# Virtualbox ou bootcamp



## ardi71 (12 Octobre 2018)

Bonjour

Je voudrai un peu d'aide pour windows , j'avais installé les deux bootcamp et virtualbox  celui ci est mieux car il n'y a pas besoin de changer de disque par contre j'ai des saccades j'ai que 8 go de ram et j'ai alloué 4 a chacun , peut etre avez vous une astuce pour que ça tourne mieux ?

Merci d'avance


----------



## Locke (12 Octobre 2018)

ardi71 a dit:


> Je voudrai un peu d'aide pour windows , j'avais installé les deux bootcamp et virtualbox celui ci est mieux car il n'y a pas besoin de changer de disque par contre j'ai des saccades j'ai que 8 go de ram et j'ai alloué 4 a chacun , peut etre avez vous une astuce pour que ça tourne mieux ?


Une partition Windows installée via Assistant Boot Camp profitera pleinement du processeur, de la totalité de la mémoire et de la puce ou carte graphique.

VirtualBox est un logiciel gratuit de virtualisation _(émulation)_ d'une version d'un OS comme Windows, Linux, etc. Ce procédé ayant des limites, on ne peut pas utiliser le vrai processeur, que la moitié de la mémoire d'un Mac et la carte graphique ne sera qu'une émulation très limitée graphiquement. Autant dire que ce n'est pas la peine de rêver que de vouloir jouer à des jeux récents.

De plus, le paramétrage de certaines fonctions est un casse-tête avec parfois des problèmes de reconnaissance des ports USB, auquel cas il faut télécharger et installer des packages supplémentaires.
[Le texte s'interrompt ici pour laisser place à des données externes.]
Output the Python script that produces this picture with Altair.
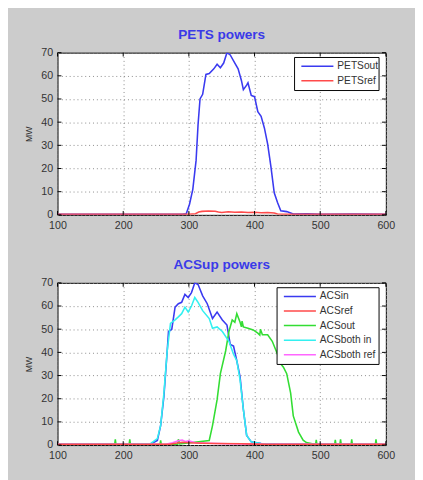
import altair as alt
import pandas as pd

# ---- PETS data ----
PETS_X = [100, 150, 200, 250, 290, 296, 301, 306, 311, 314, 317, 321, 326, 331, 338, 343, 348, 353, 358, 363,
          370, 375, 380, 383, 388, 390, 395, 400, 405, 410, 415, 420, 425, 430, 435, 440, 449, 459, 480, 500, 550, 600]
PETS_OUT = [0.2, 0.3, 0.2, 0.3, 0.3, 0.5, 4.6, 11, 23.5, 39, 50, 52, 60.6, 61, 63, 65, 63.5, 65.5, 70, 69,
            65.5, 63, 58, 54, 56, 57, 51.5, 51, 44.5, 42.5, 37.5, 30.5, 20.7, 9.5, 5.3, 1.8, 1.4, 0.4, 0.5, 0.3, 0.4, 0.2]
PETS_REF_X = [100, 200, 300, 310, 315, 320, 330, 340, 345, 350, 360, 370, 380, 390, 400, 410, 420, 430, 435, 450, 500, 600]
PETS_REF = [0.3, 0.3, 0.3, 0.5, 1.2, 1.5, 1.7, 1.6, 1.2, 1.0, 1.3, 1.1, 1.2, 1.0, 1.1, 0.9, 1.0, 0.8, 0.4, 0.3, 0.3, 0.3]

# ---- ACSup data ----
ACS_IN_X = [100, 200, 242, 252, 257, 262, 267, 269, 274, 279, 284, 289, 294, 299, 304, 309, 314, 321, 328, 336,
            343, 351, 358, 363, 368, 373, 378, 383, 388, 395, 410, 435, 500, 600]
ACS_IN = [0.3, 0.3, 0.5, 2, 8.4, 21, 40.6, 49, 50, 59.5, 61, 61.6, 65, 63.7, 65.8, 70, 69.3, 64.4, 61, 54.6,
          57.4, 54, 51.8, 43.4, 42.7, 36.4, 29.4, 15.4, 4.2, 1.4, 0.7, 0.3, 0.3, 0.2]
ACS_REF_X = [100, 270, 280, 290, 300, 320, 340, 380, 400, 420, 600]
ACS_REF = [0.3, 0.3, 0.8, 1.2, 1.0, 0.8, 0.7, 0.6, 0.4, 0.3, 0.3]
ACS_OUT_X = [100, 187, 188, 189, 209, 210, 211, 256, 257, 258, 283, 284, 286, 331, 336, 343, 348, 356, 361, 366,
             370, 373, 378, 380, 381, 383, 390, 398, 405, 408, 409, 412, 420, 427, 435, 440, 444, 449, 455, 459,
             467, 474, 479, 493, 494, 495, 522, 523, 524, 530, 531, 532, 547, 548, 549, 584, 585, 586, 600]
ACS_OUT = [0.2, 0.2, 2.5, 0.2, 0.2, 2.5, 0.2, 0.2, 2.0, 0.2, 0.3, 2.5, 0.5, 2, 8.4, 19.6, 30.8, 40.6, 49, 54,
           53, 56.7, 53, 51, 53.5, 51, 50.4, 49.7, 48.3, 47.5, 50, 47.6, 47.6, 44.8, 39.2, 35, 33.6, 30.8, 22.4, 12.6,
           5.6, 2.1, 1.1, 0.2, 2.2, 0.2, 0.2, 2.2, 0.2, 0.2, 2.5, 0.2, 0.2, 2.5, 0.2, 0.2, 2.5, 0.2, 0.2]
ACS_BIN_X = [100, 200, 242, 252, 257, 262, 267, 272, 279, 284, 289, 294, 299, 304, 309, 314, 321, 331, 336, 343,
             351, 361, 368, 373, 378, 383, 388, 395, 410, 435, 500, 600]
ACS_BIN = [0.3, 0.3, 0.7, 2.8, 8.4, 22.4, 40.6, 52.5, 54, 55.3, 56.7, 59.5, 57.4, 60, 63.7, 61.6, 58, 54.6, 50.4, 51,
           49, 44.8, 39.2, 36.4, 28, 15.4, 4.2, 1.4, 0.7, 0.3, 0.3, 0.2]
ACS_BREF_X = [100, 265, 275, 285, 290, 295, 300, 310, 330, 360, 400, 420, 600]
ACS_BREF = [0.3, 0.3, 1.0, 2.0, 2.2, 1.5, 1.8, 1.0, 0.8, 0.6, 0.4, 0.3, 0.3]

X_TICKS = [100, 200, 300, 400, 500, 600]
Y_TICKS = [0, 10, 20, 30, 40, 50, 60, 70]

PETS_NAMES = ["PETSout", "PETSref"]
PETS_COLORS = ["#3a3af0", "#ff4a4a"]
ACS_NAMES = ["ACSin", "ACSref", "ACSout", "ACSboth in", "ACSboth ref"]
ACS_COLORS = ["#3a3af0", "#ff4a4a", "#33dd33", "#33f0f0", "#ff66ff"]

FONT = "Liberation Sans"
W, H = 338, 167
TK = 4  # inward tick length
XSCALE = alt.Scale(domain=[100, 600], nice=False)
YSCALE = alt.Scale(domain=[0, 70], nice=False)
XAXIS = alt.Axis(values=X_TICKS, title=None, grid=True, ticks=False, labelPadding=5, labelFlush=False)
YAXIS = alt.Axis(values=Y_TICKS, title="MW", grid=True, ticks=False, labelPadding=5,
                 titlePadding=8, titleFontSize=9, titleFontWeight="normal")


def frame(xs, ys, name):
    return pd.DataFrame({"x": xs, "y": ys, "series": name})


def legend_layers(names, colors, box_w):
    # legend box in the top-right corner of the plot (styling, not data)
    x0 = W - 7 - box_w
    y0 = 5
    rows = len(names)
    box_h = rows * 15 + 4
    layers = [alt.Chart().mark_rect(fill="white", stroke="black", strokeWidth=1).encode(
        x=alt.value(x0), x2=alt.value(x0 + box_w), y=alt.value(y0), y2=alt.value(y0 + box_h))]
    for k, (n, c) in enumerate(zip(names, colors)):
        yy = y0 + 9 + 15 * k
        layers.append(alt.Chart().mark_rule(color=c, strokeWidth=1.5).encode(
            x=alt.value(x0 + 7), x2=alt.value(x0 + 40), y=alt.value(yy)))
        layers.append(alt.Chart().mark_text(align="left", baseline="middle", font=FONT, fontSize=10.5,
                                            color="#333333").encode(
            x=alt.value(x0 + 44), y=alt.value(yy), text=alt.value(n)))
    return layers


def tick_layers():
    xt = pd.DataFrame({"x": X_TICKS})
    yt = pd.DataFrame({"y": Y_TICKS})
    layers = []
    for a, b in ((0, TK), (H - TK, H)):
        layers.append(alt.Chart(xt).mark_rule(color="black", strokeWidth=1).encode(
            x=alt.X("x:Q", scale=XSCALE, axis=XAXIS), y=alt.value(a), y2=alt.value(b)))
    for a, b in ((0, TK), (W - TK, W)):
        layers.append(alt.Chart(yt).mark_rule(color="black", strokeWidth=1).encode(
            y=alt.Y("y:Q", scale=YSCALE, axis=YAXIS), x=alt.value(a), x2=alt.value(b)))
    return layers


def panel(series, names, colors, title, box_w):
    df = pd.concat([frame(xs, ys, n) for (n, xs, ys) in series], ignore_index=True)
    df["i"] = range(len(df))
    lines = alt.Chart(df).mark_line(strokeWidth=1.6, clip=True).encode(
        x=alt.X("x:Q", scale=XSCALE, axis=XAXIS),
        y=alt.Y("y:Q", scale=YSCALE, axis=YAXIS),
        color=alt.Color("series:N", scale=alt.Scale(domain=names, range=colors), legend=None),
        detail="series:N",
        order="i:Q",
    )
    return alt.layer(lines, *tick_layers(), *legend_layers(names, colors, box_w)).properties(
        width=W, height=H,
        title=alt.TitleParams(title, color="#3a3ae8", fontSize=14, fontWeight="bold", font=FONT, offset=5),
    )


top = panel(
    [("PETSout", PETS_X, PETS_OUT), ("PETSref", PETS_REF_X, PETS_REF)],
    PETS_NAMES, PETS_COLORS, "PETS powers", 87)
bottom = panel(
    [("ACSin", ACS_IN_X, ACS_IN), ("ACSout", ACS_OUT_X, ACS_OUT), ("ACSboth in", ACS_BIN_X, ACS_BIN),
     ("ACSboth ref", ACS_BREF_X, ACS_BREF), ("ACSref", ACS_REF_X, ACS_REF)],
    ACS_NAMES, ACS_COLORS, "ACSup powers", 105)

chart = alt.vconcat(top, bottom, spacing=27).resolve_scale(color="independent").properties(
    padding={"left": 16, "top": 13, "right": 20, "bottom": 12},
    background="#cccccc",
).configure_view(
    stroke="black", strokeWidth=1, fill="white",
).configure_axis(
    labelFont=FONT, labelFontSize=11, labelColor="#333333", titleFont=FONT, titleColor="#333333",
    gridColor="#888888", gridDash=[1, 3], gridOpacity=1, gridWidth=1, domain=False,
).configure_concat(spacing=27)

chart.save("out.html", embed_options={"renderer": "svg", "actions": False})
Les meilleurs logiciels de virtualisation sont Parallels Desktop et VMware Fusion. Ils sont payants, mais ils sont vraiment très performants, bien plus conviviaux que VirtualBox avec des réglages bien plus fins.

La plupart du temps, j'utilise une machine virtuelle sous VMware et j'arrive à faire tourner avec mon iMac un logiciel de 3D comme 3DS Max, certes il y a quelques latences, mais pas trop gênantes pour ce que je fais, mais c'est quand même un poids lourd en logiciel de 3D. Il faut dire aussi que j'ai un iMac 27 de 2015, processeur 4 GHz Intel Core i7, 24 Go de mémoire et 4 Go de mémoire graphique. Tu l'auras compris, plus ton Mac est puissant, mieux se portera une machine virtuelle.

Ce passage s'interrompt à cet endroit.